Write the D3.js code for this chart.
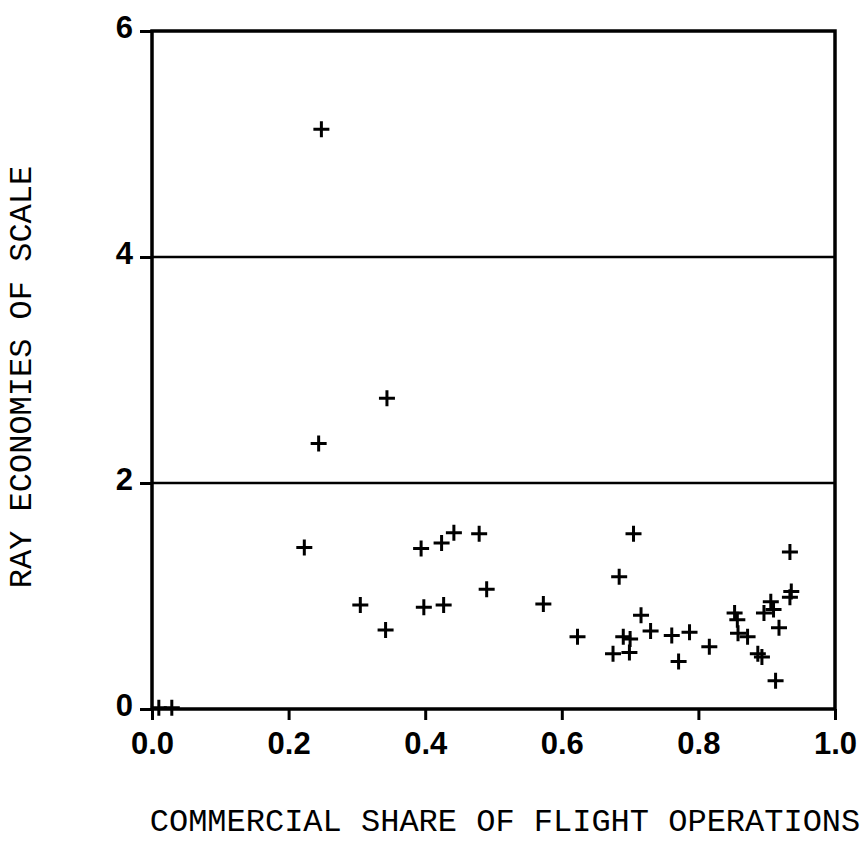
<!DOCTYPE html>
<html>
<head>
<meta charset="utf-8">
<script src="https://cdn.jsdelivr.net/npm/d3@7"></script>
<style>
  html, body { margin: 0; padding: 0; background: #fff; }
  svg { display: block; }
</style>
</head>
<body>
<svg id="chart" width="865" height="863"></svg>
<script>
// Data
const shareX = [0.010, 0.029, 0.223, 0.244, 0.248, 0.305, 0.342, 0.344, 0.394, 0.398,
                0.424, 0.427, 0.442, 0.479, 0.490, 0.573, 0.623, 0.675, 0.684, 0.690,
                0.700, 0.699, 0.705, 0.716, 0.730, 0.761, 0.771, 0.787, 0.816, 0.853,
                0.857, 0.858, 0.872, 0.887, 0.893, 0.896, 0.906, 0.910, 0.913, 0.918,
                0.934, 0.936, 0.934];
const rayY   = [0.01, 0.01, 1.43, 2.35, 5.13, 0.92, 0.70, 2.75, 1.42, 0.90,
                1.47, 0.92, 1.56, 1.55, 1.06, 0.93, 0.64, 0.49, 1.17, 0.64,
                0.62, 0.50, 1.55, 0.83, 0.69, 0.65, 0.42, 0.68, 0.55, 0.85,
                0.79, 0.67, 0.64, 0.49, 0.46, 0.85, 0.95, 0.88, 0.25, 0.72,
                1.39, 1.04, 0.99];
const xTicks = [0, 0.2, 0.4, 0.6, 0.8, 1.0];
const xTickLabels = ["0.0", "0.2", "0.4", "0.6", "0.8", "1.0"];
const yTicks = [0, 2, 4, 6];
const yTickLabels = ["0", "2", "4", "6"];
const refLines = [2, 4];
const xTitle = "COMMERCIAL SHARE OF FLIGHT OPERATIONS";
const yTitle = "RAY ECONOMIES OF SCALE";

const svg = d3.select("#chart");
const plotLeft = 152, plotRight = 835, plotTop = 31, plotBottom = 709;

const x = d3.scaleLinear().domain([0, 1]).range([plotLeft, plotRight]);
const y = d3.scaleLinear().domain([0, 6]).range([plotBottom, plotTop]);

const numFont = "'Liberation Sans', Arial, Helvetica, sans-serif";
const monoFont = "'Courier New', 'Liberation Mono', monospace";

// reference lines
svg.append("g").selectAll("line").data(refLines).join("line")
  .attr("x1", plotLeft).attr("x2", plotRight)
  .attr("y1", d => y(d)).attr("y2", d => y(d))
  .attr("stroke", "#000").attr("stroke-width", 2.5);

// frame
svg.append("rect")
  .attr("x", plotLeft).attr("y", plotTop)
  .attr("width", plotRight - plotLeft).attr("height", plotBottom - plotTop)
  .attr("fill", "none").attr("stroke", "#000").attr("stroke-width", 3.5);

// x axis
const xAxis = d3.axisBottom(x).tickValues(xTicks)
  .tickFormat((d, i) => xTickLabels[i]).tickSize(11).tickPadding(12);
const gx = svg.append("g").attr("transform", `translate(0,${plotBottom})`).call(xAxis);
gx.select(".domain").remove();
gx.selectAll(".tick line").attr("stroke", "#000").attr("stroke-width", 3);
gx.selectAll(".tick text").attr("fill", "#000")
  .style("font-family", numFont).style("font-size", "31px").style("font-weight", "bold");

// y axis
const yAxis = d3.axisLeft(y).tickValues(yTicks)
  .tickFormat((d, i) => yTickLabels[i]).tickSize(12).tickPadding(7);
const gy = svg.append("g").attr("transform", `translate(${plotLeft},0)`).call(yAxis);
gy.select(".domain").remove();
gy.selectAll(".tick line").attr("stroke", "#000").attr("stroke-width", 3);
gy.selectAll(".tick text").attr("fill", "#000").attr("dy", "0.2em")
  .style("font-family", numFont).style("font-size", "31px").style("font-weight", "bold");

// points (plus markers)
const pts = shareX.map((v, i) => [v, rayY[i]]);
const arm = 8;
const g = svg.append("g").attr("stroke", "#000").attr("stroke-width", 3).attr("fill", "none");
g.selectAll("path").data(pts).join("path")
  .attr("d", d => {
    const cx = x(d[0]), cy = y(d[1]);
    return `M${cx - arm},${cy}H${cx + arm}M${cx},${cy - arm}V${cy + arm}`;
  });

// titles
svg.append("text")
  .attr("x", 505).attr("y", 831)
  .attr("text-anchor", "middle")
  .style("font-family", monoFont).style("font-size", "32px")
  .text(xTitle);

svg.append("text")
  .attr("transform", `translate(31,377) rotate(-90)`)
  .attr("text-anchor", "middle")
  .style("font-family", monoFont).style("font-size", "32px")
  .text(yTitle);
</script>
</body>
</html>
* * * * * * *
■ Task directions: From the listing, extract all text exactly as given and drop any picture.

■ Answer to this exercise:
Write the D3.js code for this chart.
<!DOCTYPE html>
<html>
<head>
<meta charset="utf-8">
<script src="https://cdn.jsdelivr.net/npm/d3@7"></script>
<style>
  html, body { margin: 0; padding: 0; background: #fff; }
  svg { display: block; }
</style>
</head>
<body>
<svg id="chart" width="865" height="863"></svg>
<script>
// Data
const shareX = [0.010, 0.029, 0.223, 0.244, 0.248, 0.305, 0.342, 0.344, 0.394, 0.398,
                0.424, 0.427, 0.442, 0.479, 0.490, 0.573, 0.623, 0.675, 0.684, 0.690,
                0.700, 0.699, 0.705, 0.716, 0.730, 0.761, 0.771, 0.787, 0.816, 0.853,
                0.857, 0.858, 0.872, 0.887, 0.893, 0.896, 0.906, 0.910, 0.913, 0.918,
                0.934, 0.936, 0.934];
const rayY   = [0.01, 0.01, 1.43, 2.35, 5.13, 0.92, 0.70, 2.75, 1.42, 0.90,
                1.47, 0.92, 1.56, 1.55, 1.06, 0.93, 0.64, 0.49, 1.17, 0.64,
                0.62, 0.50, 1.55, 0.83, 0.69, 0.65, 0.42, 0.68, 0.55, 0.85,
                0.79, 0.67, 0.64, 0.49, 0.46, 0.85, 0.95, 0.88, 0.25, 0.72,
                1.39, 1.04, 0.99];
const xTicks = [0, 0.2, 0.4, 0.6, 0.8, 1.0];
const xTickLabels = ["0.0", "0.2", "0.4", "0.6", "0.8", "1.0"];
const yTicks = [0, 2, 4, 6];
const yTickLabels = ["0", "2", "4", "6"];
const refLines = [2, 4];
const xTitle = "COMMERCIAL SHARE OF FLIGHT OPERATIONS";
const yTitle = "RAY ECONOMIES OF SCALE";

const svg = d3.select("#chart");
const plotLeft = 152, plotRight = 835, plotTop = 31, plotBottom = 709;

const x = d3.scaleLinear().domain([0, 1]).range([plotLeft, plotRight]);
const y = d3.scaleLinear().domain([0, 6]).range([plotBottom, plotTop]);

const numFont = "'Liberation Sans', Arial, Helvetica, sans-serif";
const monoFont = "'Courier New', 'Liberation Mono', monospace";

// reference lines
svg.append("g").selectAll("line").data(refLines).join("line")
  .attr("x1", plotLeft).attr("x2", plotRight)
  .attr("y1", d => y(d)).attr("y2", d => y(d))
  .attr("stroke", "#000").attr("stroke-width", 2.5);

// frame
svg.append("rect")
  .attr("x", plotLeft).attr("y", plotTop)
  .attr("width", plotRight - plotLeft).attr("height", plotBottom - plotTop)
  .attr("fill", "none").attr("stroke", "#000").attr("stroke-width", 3.5);

// x axis
const xAxis = d3.axisBottom(x).tickValues(xTicks)
  .tickFormat((d, i) => xTickLabels[i]).tickSize(11).tickPadding(12);
const gx = svg.append("g").attr("transform", `translate(0,${plotBottom})`).call(xAxis);
gx.select(".domain").remove();
gx.selectAll(".tick line").attr("stroke", "#000").attr("stroke-width", 3);
gx.selectAll(".tick text").attr("fill", "#000")
  .style("font-family", numFont).style("font-size", "31px").style("font-weight", "bold");

// y axis
const yAxis = d3.axisLeft(y).tickValues(yTicks)
  .tickFormat((d, i) => yTickLabels[i]).tickSize(12).tickPadding(7);
const gy = svg.append("g").attr("transform", `translate(${plotLeft},0)`).call(yAxis);
gy.select(".domain").remove();
gy.selectAll(".tick line").attr("stroke", "#000").attr("stroke-width", 3);
gy.selectAll(".tick text").attr("fill", "#000").attr("dy", "0.2em")
  .style("font-family", numFont).style("font-size", "31px").style("font-weight", "bold");

// points (plus markers)
const pts = shareX.map((v, i) => [v, rayY[i]]);
const arm = 8;
const g = svg.append("g").attr("stroke", "#000").attr("stroke-width", 3).attr("fill", "none");
g.selectAll("path").data(pts).join("path")
  .attr("d", d => {
    const cx = x(d[0]), cy = y(d[1]);
    return `M${cx - arm},${cy}H${cx + arm}M${cx},${cy - arm}V${cy + arm}`;
  });

// titles
svg.append("text")
  .attr("x", 505).attr("y", 831)
  .attr("text-anchor", "middle")
  .style("font-family", monoFont).style("font-size", "32px")
  .text(xTitle);

svg.append("text")
  .attr("transform", `translate(31,377) rotate(-90)`)
  .attr("text-anchor", "middle")
  .style("font-family", monoFont).style("font-size", "32px")
  .text(yTitle);
</script>
</body>
</html>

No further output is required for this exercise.